My First Mac

So I did it. I went over to the shiny side. A little over a week ago, Apple announced an update to the MacBook Pro line and so I went to the Apple store to check out the new computers. I always do this when Apple releases a new MacBook. I’ve thought about buying a Mac for years. OS X is close enough to Linux for me to feel comfortable and Apple products are often shiny. But the white plastic MacBook was still too clunky for me and it had the annoying one button touchpad. But then Apple came out with the unibody Macs and a new touchpad and I started seriously considering it. So when I went to check them out on Thursday, I was doing it with the intent of making a decision on whether to buy one or not. To my surprise, I came home with a brand new 15″ MacBook Pro. I’ve been using it for five days and I now have things to write about it.

The Computer

It is just beautiful.
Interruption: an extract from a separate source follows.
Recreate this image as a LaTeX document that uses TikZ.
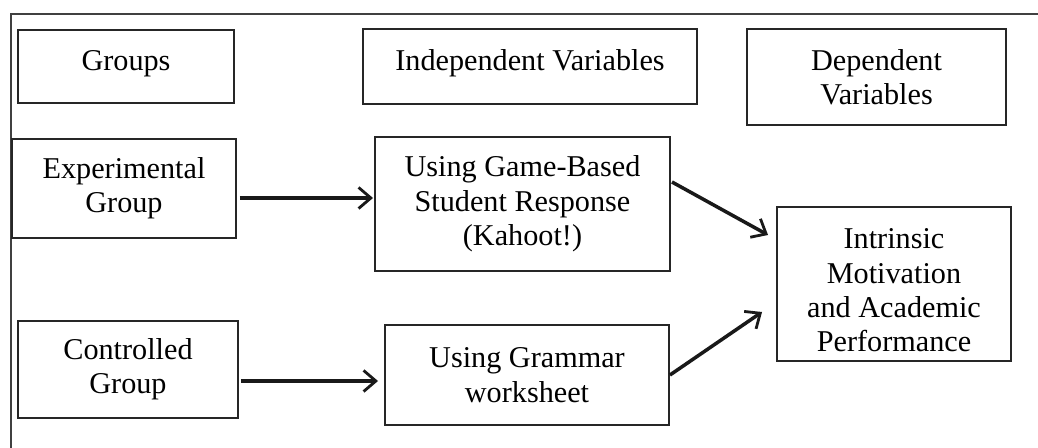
\documentclass[tikz,border=0pt]{standalone}
\usepackage{fontspec}
\setmainfont{Liberation Serif}
\usetikzlibrary{arrows.meta,calc}

\begin{document}
\begin{tikzpicture}[x=0.02cm,y=-0.02cm,
  box/.style={draw=black!85,line width=0.9pt,align=center,inner sep=0pt,outer sep=0pt,
    font=\fontsize{17.2}{19.6}\selectfont},
  arr/.style={draw=black!90,line width=2pt,-{Straight Barb[length=7pt,width=12pt,line width=1.6pt]}}]
\useasboundingbox (0,0) rectangle (1038,448);
\draw[black!75,line width=0.9pt] (11,448) -- (11,14) -- (1038,14);
% header row
\node[box,minimum width=4.32cm,minimum height=1.46cm] (grp) at (126,66.5) {Groups\rule[-0.25cm]{0pt}{0pt}};
\node[box,minimum width=6.68cm,minimum height=1.5cm] (indep) at (530,66.5) {Independent Variables\rule[-0.27cm]{0pt}{0pt}};
\node[box,minimum width=5.18cm,minimum height=1.92cm] (dep) at (876.5,77) {Dependent\\Variables};
% groups and treatments
\node[box,minimum width=4.48cm,minimum height=1.98cm] (exp) at (124,188.5) {Experimental\\Group};
\node[box,minimum width=4.4cm,minimum height=1.94cm] (ctrl) at (128,369.5) {Controlled\\Group};
\node[box,minimum width=5.9cm,minimum height=2.68cm] (kahoot) at (522.5,204) {Using Game-Based\\Student Response\\(Kahoot!)};
\node[box,minimum width=5.68cm,minimum height=2cm] (sheet) at (527,375) {Using Grammar\\worksheet};
\node[box,minimum width=4.68cm,minimum height=3.08cm] (motiv) at (894,284) {\rule{0pt}{0.66cm}Intrinsic\\Motivation\\and Academic\\Performance};
% connectors
\draw[arr] ($(exp.east)+(4,9.5)$) -- ($(exp.east -| kahoot.west)+(-2,9.5)$);
\draw[arr] ($(ctrl.east)+(3,11.5)$) -- ($(ctrl.east -| sheet.west)+(-7,11.5)$);
\draw[arr] ($(kahoot.east)+(2,-22)$) -- ($(motiv.west)+(-9,-49)$);
\draw[arr] ($(sheet.east)+(1,0)$) -- ($(motiv.west)+(-15,28)$);
\end{tikzpicture}
\end{document}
It’s shiny and solid and just looks absolutely perfect. The 15″ screen is great. I’m used to small notebooks (my first three were 13″ and my last was 12″) and I didn’t think I’d like a big one, but this Mac has changed my mind. One reason I haven’t liked large notebooks is that as the screen gets larger, manufacturers care less about the thickness and weight. But the MacBooks are all the same thickness. So while it’s much wider, it’s not bulky. It feels compact in a way 15″ notebooks seldom do. The keyboard is full-sized and comfortable. There is no delete key (although the backspace key is labeled delete). You have to press Fn+Delete/Backspace to do a “reverse delete”. The new touchpad is also great. The whole thing is one big button and if you click with two fingers it does a right click. It took them twenty years, but Apple finally invented a better mouse click.

Mac OS X

OS X is much like Gnome (or Gnome is much like OS X, it’s hard to tell). One of the reasons I didn’t switch years ago was my addiction to virtual desktops in Linux. Apple finally (even Windows XP had it) added that a year or two ago. I wish you could easily drag windows between desktops. OS X is very comfortable. My only complaint is that it is really hard to change certain behaviours. For example, hidden files are hidden by default. Fair enough, but there is no option to unhide them. The only way to do it is to type some obscure command into a terminal and restart Finder. That’s not user-friendly Apple. Another thing is that Apple apps save files to random places (desktop, home folder, documents, etc) and most of them don’t seem to have an option to change the default location. I don’t mind if they don’t give me a save dialog each time, but at least let me go into the preferences and fix it. On the other hand, it’s beautiful how everything works together. Yesterday, I got a reminder on my iPod that I have to finish signing up for courses. It almost makes you want to switch to Apple products exclusively. Except I still use multiple other computers running Windows and Linux and I want my email and schedule on them as well. I wish it would play nicer with Google, but of course if it did that then people wouldn’t need to spend $100 a year on Mobile Me.